Nuestra mente se habitúa a guardar conocimientos, es así, y es imposible lo contrario si quiere conocer la realidad; pues, una célula prebiótica –por ejemplo- no puede habituarse a este presente real, a éste, tan sólo a lo que está en continuidad cognoscitiva con ella, o tan sólo a lo que atiende a su orden e, inevitablemente, tal orden no es de modo alguno esquivable por un ser vivo, sino es en gran parte ya cognición y en otra cognoscible en cuanto queda vinculado a un desarrollo.

Hume se obsesiona en que el futuro es improbable racionalmente (el futuro no es que sea probable o improbable, sino que es algo aún no-hecho, aún no experimentado para que sea abordado plenamente por la razón); bueno, quizás quisiera él tenerlo como cierto, ya real, ya determinado como el presente (el futuro es la indeterminación frente al pasado y al presente y, si fuera determinado, todo -hacia lo mismo- estaría determinado), pero eso conllevaría al fijismo que no permite nada, al extremo mismo de la no experimentación (la no-experiencia, estar fuera de sí, de la realidad que transcurre).
Mejor aclarado: conocer es comportar lo que va sucediendo, lo que está o está dado o lo que “ya ha venido”, no viene todo de golpe o… no está todo transcurrido.

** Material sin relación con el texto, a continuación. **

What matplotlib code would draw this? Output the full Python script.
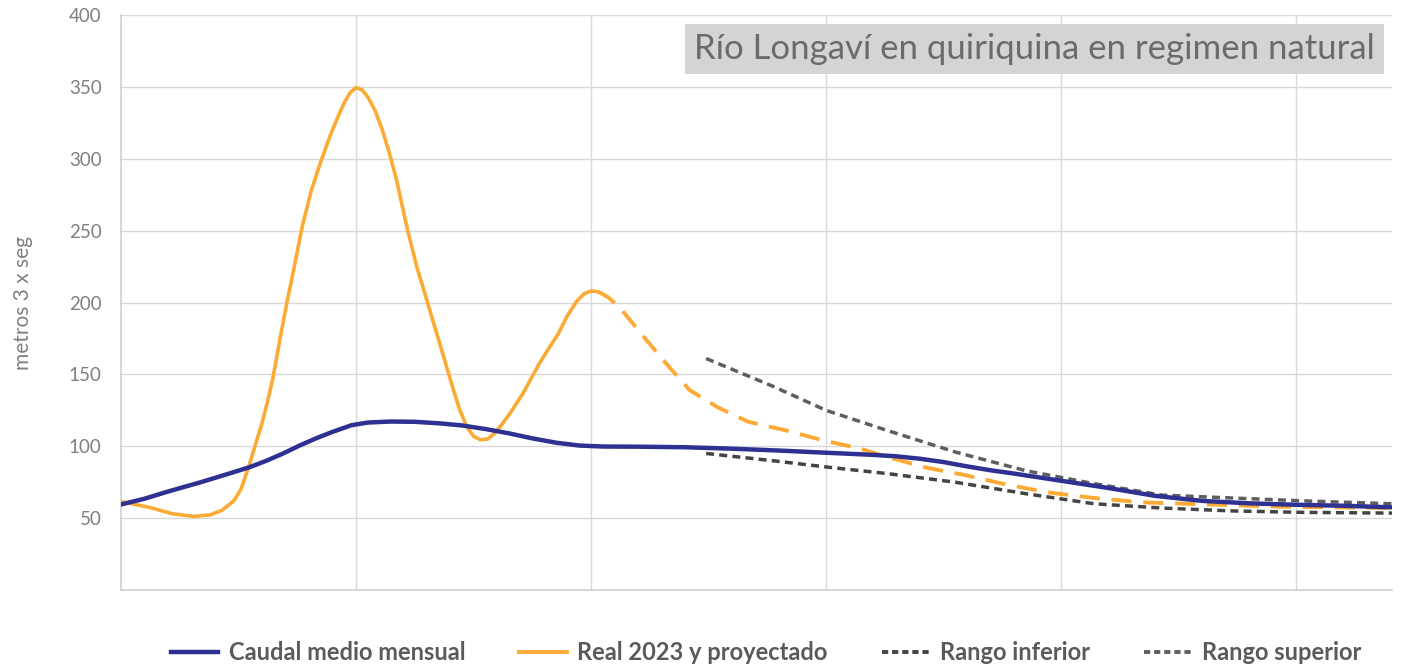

Por lo tanto, es inviable un conocer sin que transcurra la realidad, y aún menos un saber sobre una monorrítmica realidad -que acabaría por anularse al no proporcionar una capacidad de interacciones suficientemente diferentes-.
Al conocer “per se” le son inherentes los hechos sucesivos, le es inherente el suceder continuo -¿cómo concebir un suceder discontinuo o involutivo(3)?- y, por consiguiente, es una cohesión en suma, un resultado en donde los elementos “se han conocido”, “se han entendido suficientemente”, se han reconocido unos a otros.


He ahí la importancia que doy a la coherencia en virtud de que a la misma realidad le es, de hecho, sumamente esencial.


(1) Una primera célula “no conoce” que va a participar como molécula, pero luego lo conocerá.
(2) En la naturaleza algo se ordena habitualmente de tal o cual manera, predisponiendo esta capacidad unas leyes reales o propias de la realidad que transcurre.
(3) Pues sería una evolución caótica, sin orden, sin progreso, sin conformación de algo interaccionado; en realidad no sería nada, antiexistencia.

Nota:
Hay que tener cierto cuidado al hablar de "costumbre": Tú estás acostumbrado a algo porque, sobre todo, tú te dejas acostumbrar (es decir, pones de ti, es eso voluntarioso). Sin embargo, fuera del contexto humano, la costumbre no viene -en cierta manera- al caso o... tendría otro significado, otro concepto.